Source: I have spent years coding in C++/Java, then Python. I have migrated Java projects into Python

3 comments

10x seems extreme. ESR went from 14k lines in Python to 21k in Go. http://www.catb.org/~esr/reposurgeon/GoNotes.html
I didn't mean to exaggerate. I think part of the improvement was the luxury of refactoring which should generally reduce the bloat. And, as someone else said, part of the issue is C++/Java, not static typing. When I move from Java to Python, I also get the luxury of organizing code into fewer/meaningful source files. I find this more readable, than having to switch to different files constantly.

I have not had a chance to learn or use a language like Go. But production use of Python, including building large code bases is real. We do resort to numba, cython or using Python API to compiled code.

I'm now involved in converting large codebases from SAS to Python.
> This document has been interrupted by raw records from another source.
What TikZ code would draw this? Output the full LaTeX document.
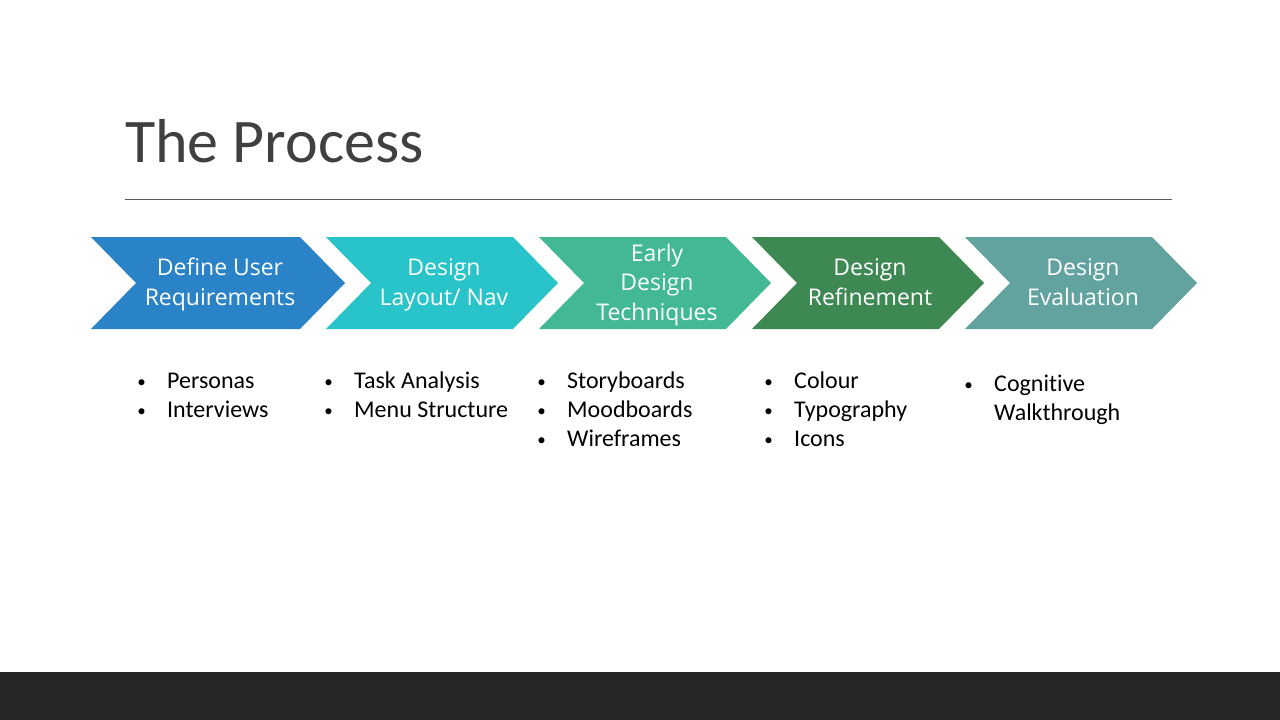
\documentclass[tikz,border=0pt]{standalone}
\usepackage{fontspec}
\setmainfont[Ligatures={NoCommon}]{Carlito}
\newfontfamily\chevfont{Open Sans}
\definecolor{cA}{HTML}{2983C6}
\definecolor{cB}{HTML}{29C4C9}
\definecolor{cC}{HTML}{42B994}
\definecolor{cD}{HTML}{3E8853}
\definecolor{cE}{HTML}{62A39F}
\definecolor{titlegray}{HTML}{404040}
\definecolor{rulegray}{HTML}{595959}
\definecolor{barcol}{HTML}{262626}
\tikzset{
  chevtext/.style={text=white, align=center, inner sep=0pt, anchor=base,
    font=\chevfont\fontsize{23}{29.5}\selectfont},
  bullet/.style={anchor=base west, inner sep=0pt,
    font=\fontsize{24}{29}\selectfont},
  dot/.style={anchor=center, inner sep=0pt,
    font=\fontsize{17}{20}\selectfont},
}
% chevron: left x, top-right x, fill colour
\newcommand{\chevron}[3]{%
  \fill[#3] (#1,237) -- (#2,237) -- (#2+45,283) -- (#2,329) -- (#1,329) -- (#1+45,283) -- cycle;}
\begin{document}
\begin{tikzpicture}[x=1pt,y=-1pt]
\useasboundingbox (0,0) rectangle (1280,720);
\fill[white] (0,0) rectangle (1280,720);
\fill[barcol] (0,672) rectangle (1280,720);

% title and rule
\node[anchor=base west, inner sep=0pt, text=titlegray,
  font=\fontsize{62}{68}\selectfont] (title) at (125,162) {The Process};
\draw[rulegray, line width=0.9pt] (125,199.5) -- (1172,199.5);

% chevrons
\chevron{91}{300}{cA}
\chevron{326}{513}{cB}
\chevron{539}{726}{cC}
\chevron{752}{939}{cD}
\chevron{965}{1152}{cE}

% stage labels (anchored at the baseline of the last line)
\node[chevtext] (s1) at (220,305) {Define User\\Requirements};
\node[chevtext] (s2) at (444,305) {Design\\Layout/ Nav};
\node[chevtext] (s3) at (657,320) {Early\\Design\\Techniques};
\node[chevtext] (s4) at (870,305) {Design\\Refinement};
\node[chevtext] (s5) at (1083,305) {Design\\Evaluation};

% bullet lists
\foreach \bx/\ty/\txt [count=\i] in {
  141/388/Personas, 141/417/Interviews,
  328/388/Task Analysis, 328/417/Menu Structure,
  541/388/Storyboards, 541/417/Moodboards, 541/446/Wireframes,
  768/388/Colour, 768/417/Typography, 768/446/Icons,
  968/391/Cognitive}{
  \node[dot] (b\i) at (\bx+0.5,\ty-4) {\textbullet};
  \node[bullet] (t\i) at (\bx+26,\ty) {\txt};
}
\node[bullet] (t12) at (994,420) {Walkthrough};
\end{tikzpicture}
\end{document}
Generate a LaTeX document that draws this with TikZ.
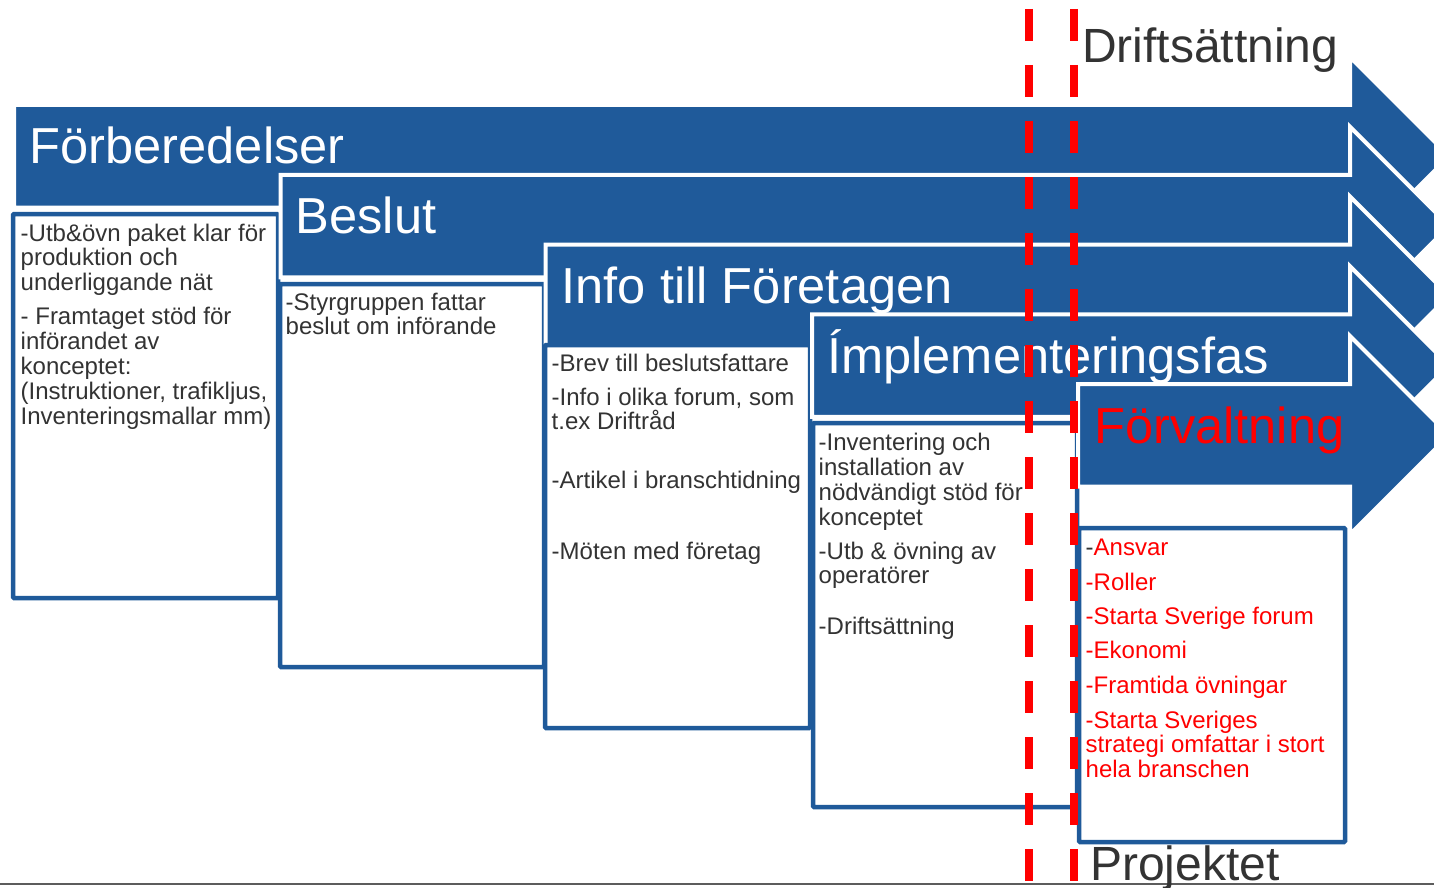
\documentclass[tikz,border=0pt]{standalone}
\usepackage{fontspec}
\setmainfont{Liberation Sans}
\definecolor{pblue}{RGB}{31,90,154}
\definecolor{dgray}{RGB}{51,51,51}
\definecolor{pred}{RGB}{255,0,0}
\newcommand{\phasearrow}[2]{%
  \filldraw[arrowshape] (#1,#2) -- (1350,#2) -- (1350,#2-48) -- (1449.25,#2+51.25)
    -- (1350,#2+150.5) -- (1350,#2+102.5) -- (#1,#2+102.5) -- cycle;}
\begin{document}
\begin{tikzpicture}[x=1pt,y=-1pt,
  arrowshape/.style={fill=pblue, draw=white, line width=4pt, line join=miter},
  phasebox/.style={draw=pblue, fill=white, line width=4.5pt, rounded corners=1pt},
  title/.style={anchor=base west, inner sep=0pt, font=\fontsize{50.6}{60}\selectfont, text=white},
  boxtext/.style={anchor=base west, inner sep=0pt, font=\fontsize{24}{24.9}\selectfont, text=dgray},
  redtext/.style={boxtext, text=pred},
  bigtext/.style={anchor=base west, inner sep=0pt, font=\fontsize{48}{56}\selectfont, text=dgray},
  milestone/.style={draw=pred, line width=8pt, dash pattern=on 32pt off 24pt},
  baseline line/.style={draw=dgray!80, line width=1.5pt}]
\useasboundingbox (0,0) rectangle (1434,888);
\clip (0,0) rectangle (1434,888);

% phase 1
\phasearrow{14}{105}
\node[title] (t1) at (29.5,164) {Förberedelser};
\draw[phasebox] (13,214) rectangle (278,598);
\node[boxtext] (b1a) at (20.5,241) {\vtop{\hbox{-Utb\&övn paket klar för}\hbox{produktion och}\hbox{underliggande nät}}};
\node[boxtext] (b1b) at (20.5,324.5) {\vtop{\hbox{- Framtaget stöd för}\hbox{införandet av}\hbox{konceptet:}\hbox{(Instruktioner, trafikljus,}\hbox{Inventeringsmallar mm)}}};

% phase 2
\phasearrow{280.5}{174.75}
\node[title] (t2) at (295.5,233.5) {Beslut};
\draw[phasebox] (280,284) rectangle (544,667);
\node[boxtext] (b2a) at (285.5,310) {\vtop{\hbox{-Styrgruppen fattar}\hbox{beslut om införande}}};

% phase 3
\phasearrow{545.5}{244.5}
\node[title] (t3) at (561.5,303.5) {Info till Företagen};
\draw[phasebox] (545,345) rectangle (810,728);
\node[boxtext] (b3a) at (551.5,371) {-Brev till beslutsfattare};
\node[boxtext] (b3b) at (551.5,405) {\vtop{\hbox{-Info i olika forum, som}\hbox{t.ex Driftråd}}};
\node[boxtext] (b3c) at (551.5,488.5) {-Artikel i branschtidning};
\node[boxtext] (b3d) at (551.5,559) {-Möten med företag};

% phase 4
\phasearrow{812}{314.25}
\node[title] (t4) at (827,373) {Ímplementeringsfas};
\draw[phasebox] (813,423) rectangle (1077,807);
\node[boxtext] (b4a) at (818.5,450.5) {\vtop{\hbox{-Inventering och}\hbox{installation av}\hbox{nödvändigt stöd för}\hbox{konceptet}}};
\node[boxtext] (b4b) at (818.5,559) {\vtop{\hbox{-Utb \& övning av}\hbox{operatörer}}};
\node[boxtext] (b4c) at (818.5,634) {-Driftsättning};

% phase 5
\phasearrow{1078}{384}
\node[title, text=pred] (t5) at (1094,443) {Förvaltning};
\draw[phasebox] (1079,528) rectangle (1345,842);
\node[redtext] (b5a) at (1085.5,555.5) {{\color{dgray}-}Ansvar};
\node[redtext] (b5b) at (1085.5,590) {-Roller};
\node[redtext] (b5c) at (1085.5,624) {-Starta Sverige forum};
\node[redtext] (b5d) at (1085.5,658) {-Ekonomi};
\node[redtext] (b5e) at (1085.5,693) {-Framtida övningar};
\node[redtext] (b5f) at (1085.5,728) {\vtop{\hbox{-Starta Sveriges}\hbox{strategi omfattar i stort}\hbox{hela branschen}}};

% bottom line
\coordinate (bl) at (0,884);
\coordinate (br) at (1434,884);
\draw[baseline line] (bl) -- (br);

% milestone dashed lines
\coordinate (m1top) at (1029,9);
\coordinate (m1bot) at (1029,900);
\coordinate (m2top) at (1074,9);
\coordinate (m2bot) at (1074,900);
\draw[milestone] (m1top) -- (m1bot);
\draw[milestone] (m2top) -- (m2bot);

\node[bigtext] (drift) at (1082,63) {Driftsättning};
\node[bigtext] (proj) at (1090,880) {Projektet};
\end{tikzpicture}
\end{document}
I don't think I will have the luxury of choosing another language like Go, for a number of reasons.

It's funny, both Java and Python emerged in the 1990s, yet Java feels incredibly crusty and awkward in 2023. I wouldn't choose Java as a fair representative of statically typed languages in 2023, but Python still feels like a reasonable choice for a non-Lisp dynamic language.
I'm wondering how many of the extra lines are those containing only closing bracket
You probably were replacing LoC with libraries or syntactic sugar, you can do the same with java. As a senior I can write same functionality than juniors with half LoC. In my experience Python is totally unusable when dealing with poorly documented 3rd party libs.
Your problem is C++/Java, not static typing. Static typing does not add many extra lines of code. In most cases, it adds no extra lines of code, as declaring variable/param types is done inline.

Heck, just look at static typing in Python.

Static typing is not only about declaring your arguments and variables as simple types (int, float, array of ints etc).

It means having a distinct type for any complex structure you pass around (think pre-normalization API params, post-normalization API params, slightly enriched post-processing data as separate type vs a dict of str to anything in Python), or anything you want to make compatible (think interfaces vs duck typing).

So Generics, Traits, Abstract subclasses, etc... don't exist in static typing?

As soon as the types get complicated, the code bloat begins.